Xayaboury dam creates 5,600 construction jobs for Laotians
Vientiane Times/Asia News NetworkAbout 5,600 Lao people have secured jobs as construction workers at the Xayaboury dam, thanks to the project's employment policy.
August 19, 2013, 12:02 am TWN
Before construction began, many of these people had insecure jobs. Some were temporary workers on a daily paid basis while others were engaged in low-earning shifting cultivation.
So far, the US$3.5 billion project has employed more than 7,000 people, up to 80 percent of whom are Lao nationals.
Priority is given to displaced villagers when recruiting labour for the run-of-river dam, according to the project's public relations advisory assistant, Khamkhong Kongvongsa.
Construction of the Xayaboury dam on the Mekong River is 13-percent complete.
Dor Khaosa-addy, who moved from his previous village of Houaysui to the newly resettled village of Natoryai 19 months ago, said most young people in the village have worked on the 1,285MW hydropower project at some point.
The father of four said his two sons and two sons-in-law formerly worked as daily-paid workers but now have full-time employment on the project and earn stable incomes.
“They earn about 2.2 million kip (US$280) a month each,” he said.
Giving job recruitment priority to local people is in line with the government's policy to create secure jobs for local residents by finding them work on a development project. It is seen as a way to give them greater financial benefits and improve their livelihoods.
In addition, the Labour Law stipulates that a development project is required to ensure that Lao nationals comprise at least 70 percent of its total workforce. A project may employ 20 percent of its workforce as foreign technicians or experts, but may not employ more than 10 percent of laborers from overseas.

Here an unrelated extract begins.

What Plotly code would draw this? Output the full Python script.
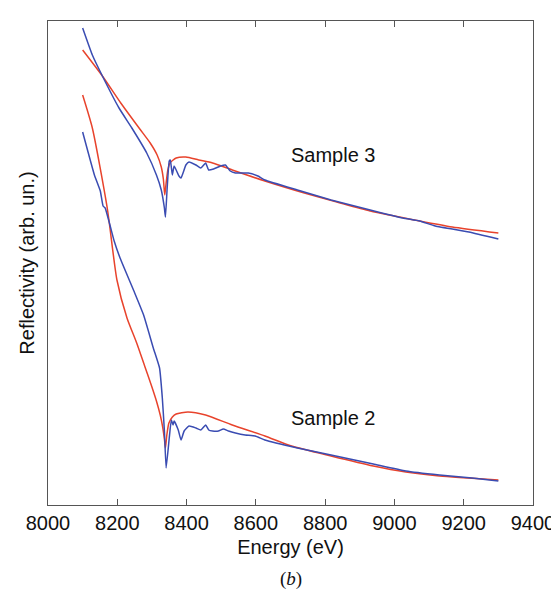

Officials said the Xayaboury dam, which is now about 13 percent complete, will employ up to 12,000 people in total following its completion, scheduled for 2019.
In this regard, officials recommended that the relevant sectors accelerate training for Lao workers so they meet the required skill standard to apply for jobs in the future.
An unskilled workforce has resulted in Laos being unable to fully benefit from job opportunities within several projects.
Although the Labour Law stipulates that a development project may not employ more than 30 percent of its workforce from overseas, some projects have hired foreigners in excess of this limit, citing the fact that Lao workers do not have the qualifications to carry out the jobs, according to the Lao Federation of Trade Unions.